Forest & Bird is standing behind a community drive in Christchurch to turn red zones into green zones by establishing a river park along the banks of the quake ravaged Avon River. By Jolene Williams

More than 5000 red-zone homes along the Avon-Ötakaro River and its tributaries have been too severely damaged by the Christchurch earthquake to be rebuilt as residential properties. The Canterbury Earthquake Recovery Authority (CERA) has yet to decide what will happen to the abandoned properties, but a group of dedicated locals is very clear in its vision.

The Avon-Ötakaro Network (AvON) is campaigning to turn those red zones into a public reserve and river park. The green corridor, from the central city to the coast, would preserve the mature trees and gardens on the abandoned properties as well as revegetate river banks.
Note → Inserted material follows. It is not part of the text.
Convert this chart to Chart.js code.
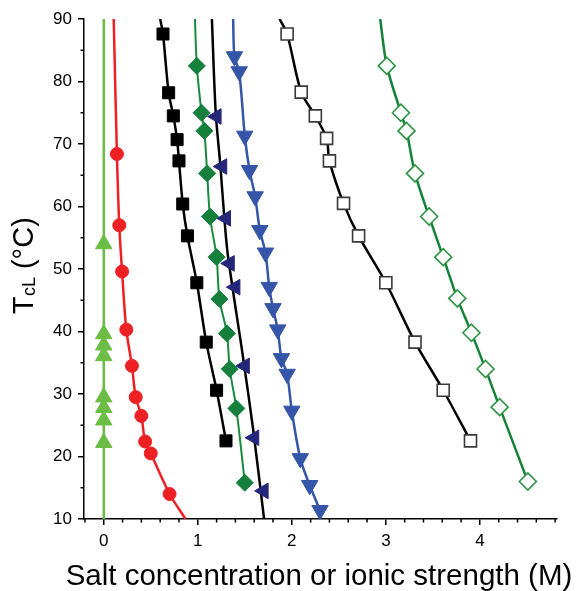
<!DOCTYPE html>
<html>
<head>
<meta charset="utf-8">
<script src="https://cdn.jsdelivr.net/npm/chart.js@4.4.1/dist/chart.umd.min.js"></script>
<style>
  html, body { margin: 0; padding: 0; background: #fff; }
</style>
</head>
<body>
<canvas id="tclChart" width="576" height="591"></canvas>
<script>
// values: concentration (M) vs cloud point T (°C)
var upTriConc = [0, 0, 0, 0, 0, 0, 0, 0];
var upTriTemp = [54.0, 39.6, 37.8, 36.1, 29.5, 27.8, 25.8, 22.2];

var circConc = [0.14, 0.165, 0.195, 0.24, 0.30, 0.34, 0.40, 0.44, 0.50, 0.70];
var circTemp = [68.4, 57.0, 49.6, 40.3, 34.5, 29.5, 26.5, 22.4, 20.5, 14.0];

var sqConc = [0.63, 0.69, 0.74, 0.78, 0.80, 0.84, 0.89, 0.99, 1.09, 1.20, 1.30];
var sqTemp = [87.6, 78.2, 74.5, 70.7, 67.3, 60.4, 55.3, 47.8, 38.3, 30.6, 22.5];

var dmConc = [0.99, 1.04, 1.07, 1.10, 1.13, 1.20, 1.23, 1.31, 1.34, 1.41, 1.50];
var dmTemp = [82.5, 75.0, 72.1, 65.3, 58.4, 51.9, 45.2, 39.7, 34.0, 27.7, 15.8];

var leftTriConc = [1.20, 1.26, 1.30, 1.34, 1.40, 1.50, 1.60, 1.70];
var leftTriTemp = [74.4, 66.4, 58.1, 50.9, 47.1, 34.5, 23.0, 14.5];

var downTriConc = [1.39, 1.44, 1.50, 1.55, 1.61, 1.66, 1.72, 1.76, 1.80, 1.85, 1.89, 1.95, 2.00, 2.09, 2.19, 2.30];
var downTriTemp = [84.0, 81.6, 71.3, 65.8, 61.6, 56.2, 52.6, 47.1, 43.7, 40.3, 35.7, 33.2, 27.3, 19.7, 15.4, 11.4];

var openSqConc = [1.95, 2.10, 2.25, 2.37, 2.40, 2.55, 2.71, 3.00, 3.31, 3.61, 3.90];
var openSqTemp = [87.6, 78.3, 74.5, 70.9, 67.3, 60.5, 55.3, 47.8, 38.3, 30.6, 22.5];

var openDmConc = [3.01, 3.16, 3.22, 3.31, 3.46, 3.61, 3.76, 3.91, 4.06, 4.21, 4.51];
var openDmTemp = [82.5, 75.0, 72.1, 65.3, 58.4, 51.9, 45.3, 39.8, 34.0, 27.9, 16.0];

// fitted curves
var fitUpTriConc = [0, 0];
var fitUpTriTemp = [10, 90];
var fitCircConc = [0.106].concat(circConc, [0.87]);
var fitCircTemp = [90].concat(circTemp, [10]);
var fitSqConc = [0.60].concat(sqConc);
var fitSqTemp = [90].concat(sqTemp);
var fitDmConc = [0.97].concat(dmConc);
var fitDmTemp = [90].concat(dmTemp);
var fitLeftTriConc = [1.15, 1.19, 1.24, 1.28, 1.32, 1.48, 1.59, 1.705];
var fitLeftTriTemp = [90, 75.2, 66.6, 58.6, 52.2, 36.0, 24.2, 10];
var fitDownTriConc = [1.376].concat(downTriConc);
var fitDownTriTemp = [90].concat(downTriTemp);
var fitOpenSqConc = [1.87].concat(openSqConc);
var fitOpenSqTemp = [90].concat(openSqTemp);
var fitOpenDmConc = [2.94].concat(openDmConc);
var fitOpenDmTemp = [90].concat(openDmTemp);

var xTicks = [0, 1, 2, 3, 4];
var yTicks = [10, 20, 30, 40, 50, 60, 70, 80, 90];

var FONT = '"Liberation Sans", Arial, sans-serif';

function pts(xs, ys) {
    return xs.map(function (x, i) { return { x: x, y: ys[i] }; });
}

function fitLine(xs, ys, color, width) {
    return {
        data: pts(xs, ys),
        showLine: true,
        borderColor: color,
        borderWidth: width,
        pointRadius: 0,
        tension: 0.3,
        order: 2
    };
}

function markers(xs, ys, style, radius, fill, stroke, bw, rot) {
    return {
        data: pts(xs, ys),
        showLine: false,
        pointStyle: style,
        pointRadius: radius,
        pointRotation: rot || 0,
        backgroundColor: fill,
        borderColor: stroke,
        borderWidth: bw,
        order: 1
    };
}

// minor ticks + axis titles (y title has a subscript)
var decorPlugin = {
    id: 'decor',
    afterDraw: function (chart) {
        var ctx = chart.ctx;
        var xs = chart.scales.x, ys = chart.scales.y;
        var area = chart.chartArea;
        ctx.save();
        ctx.strokeStyle = '#000';
        ctx.lineWidth = 1.5;
        ctx.beginPath();
        for (var i = -1; i <= 24; i++) {
            if (i % 5 === 0) continue;
            var px = xs.getPixelForValue(i * 0.2);
            ctx.moveTo(px, area.bottom);
            ctx.lineTo(px, area.bottom + 3.5);
        }
        for (var v = 15; v < 90; v += 10) {
            var py = ys.getPixelForValue(v);
            ctx.moveTo(area.left, py);
            ctx.lineTo(area.left - 3.5, py);
        }
        ctx.stroke();

        ctx.fillStyle = '#000';
        ctx.textBaseline = 'alphabetic';
        ctx.textAlign = 'center';
        ctx.font = '29.5px ' + FONT;
        ctx.fillText('Salt concentration or ionic strength (M)', 319, 585);

        // T_cL (°C), rotated
        ctx.translate(33, 266);
        ctx.rotate(-Math.PI / 2);
        ctx.textAlign = 'left';
        ctx.font = '29px ' + FONT;
        var wT = ctx.measureText('T').width;
        var rest = ' (\u00B0C)';
        var wRest = ctx.measureText(rest).width;
        ctx.font = '18px ' + FONT;
        var wSub = ctx.measureText('cL').width;
        var x0 = -(wT + wSub + wRest) / 2;
        ctx.font = '29px ' + FONT;
        ctx.fillText('T', x0, 0);
        ctx.font = '18px ' + FONT;
        ctx.fillText('cL', x0 + wT + 0.5, 2);
        ctx.font = '29px ' + FONT;
        ctx.fillText(rest, x0 + wT + wSub + 0.5, 0);
        ctx.restore();
    }
};

var ctx = document.getElementById('tclChart').getContext('2d');
var tclChart = new Chart(ctx, {
    type: 'scatter',
    data: {
        datasets: [
            fitLine(fitUpTriConc, fitUpTriTemp, '#6cbd45', 2.5),
            fitLine(fitCircConc, fitCircTemp, '#ed2024', 2.5),
            fitLine(fitSqConc, fitSqTemp, '#000000', 2.5),
            fitLine(fitDmConc, fitDmTemp, '#1a8a3e', 2),
            fitLine(fitLeftTriConc, fitLeftTriTemp, '#000000', 2.5),
            fitLine(fitDownTriConc, fitDownTriTemp, '#3556a8', 2.5),
            fitLine(fitOpenSqConc, fitOpenSqTemp, '#000000', 2.5),
            fitLine(fitOpenDmConc, fitOpenDmTemp, '#17823a', 2.5),

            markers(upTriConc, upTriTemp, 'triangle', 9.5, '#6cbd45', '#6cbd45', 1),
            markers(circConc, circTemp, 'circle', 6.5, '#ed2024', '#ed2024', 1),
            markers(sqConc, sqTemp, 'rect', 8.5, '#000000', '#000000', 1),
            markers(dmConc, dmTemp, 'rectRot', 8.5, '#15803c', '#15803c', 1),
            markers(leftTriConc, leftTriTemp, 'triangle', 9, '#24267a', '#24267a', 1, -90),
            markers(downTriConc, downTriTemp, 'triangle', 9.5, '#3556a8', '#3556a8', 1, 180),
            markers(openSqConc, openSqTemp, 'rect', 8.5, '#ffffff', '#3a3a3a', 1.6),
            markers(openDmConc, openDmTemp, 'rectRot', 8.5, '#ffffff', '#2e9446', 1.6)
        ]
    },
    options: {
        responsive: false,
        animation: false,
        layout: { padding: { top: 19, right: 19, left: 0, bottom: 0 } },
        plugins: {
            legend: { display: false },
            tooltip: { enabled: false }
        },
        scales: {
            x: {
                type: 'linear',
                min: -0.21,
                max: 4.82,
                afterBuildTicks: function (s) { s.ticks = xTicks.map(function (v) { return { value: v }; }); },
                afterFit: function (s) { s.height = 72; },
                ticks: { color: '#000', font: { family: FONT, size: 17 }, padding: 6, maxRotation: 0 },
                grid: { drawOnChartArea: false, tickLength: 6, color: '#000', lineWidth: 1.5 },
                border: { color: '#000', width: 1.5 }
            },
            y: {
                type: 'linear',
                min: 10,
                max: 90,
                afterBuildTicks: function (s) { s.ticks = yTicks.map(function (v) { return { value: v }; }); },
                afterFit: function (s) { s.width = 84; },
                ticks: { color: '#000', font: { family: FONT, size: 17 }, padding: 6 },
                grid: { drawOnChartArea: false, tickLength: 6, color: '#000', lineWidth: 1.5 },
                border: { color: '#000', width: 1.5 }
            }
        }
    },
    plugins: [decorPlugin]
});
</script>
</body>
</html>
AvON envisions the reserve would link with recreational groups such as kayakers, establish cycle paths and walkways and create community gardens that preserve the heritage value of the well-established home gardens.

Forest & Bird Canterbury/West Coast Field Officer Jen Miller says the river park would be “a wonderful thing for the community”.

“We acknowledge the almost unprecedented loss of whole communities and how devastating this must be to those who have no choice butto leave their homes. It would be great to think a beautiful space could be created in the wake of such loss.

“We’re looking at a much greater area [along the river] than what we currently have. Three hundred hectares or so – it’s like another Hagley Park. The environmental benefits are we’d have some whole ecological connections. We’ll be able to bring in more indigenous vegetation, habitats and native birds, including our river birds. And that’s really important for people in terms of having a sense of place and belonging to New Zealand.

“Christchurch is known as the Garden City. It was originally laid out in a Euro-centric style but there’s been an increase of growing native trees by individuals and council.”

Forest & Bird has signed the AvON charter and Jen is part of the ecology-focused steering group. She says it would be a great opportunity for Forest & Bird members to get involved in some of the hands-on work if the project goes ahead.

CERA is yet to make a firm decision about the land but politicians from the Labour and Green parties have thrown their weight behind the idea.

AvON is hoping a petition with over 18,600 signatures will convince central government to work with Christchurch residents and local authorities to ensure the Avon River red zone becomes a reserve and river park when homeowners have to leave.

The network also hopes a river reserve would become a living memorial to those devastated by the quakes. Amid the rubble, the natural haven would become a place of “comfort and peace”.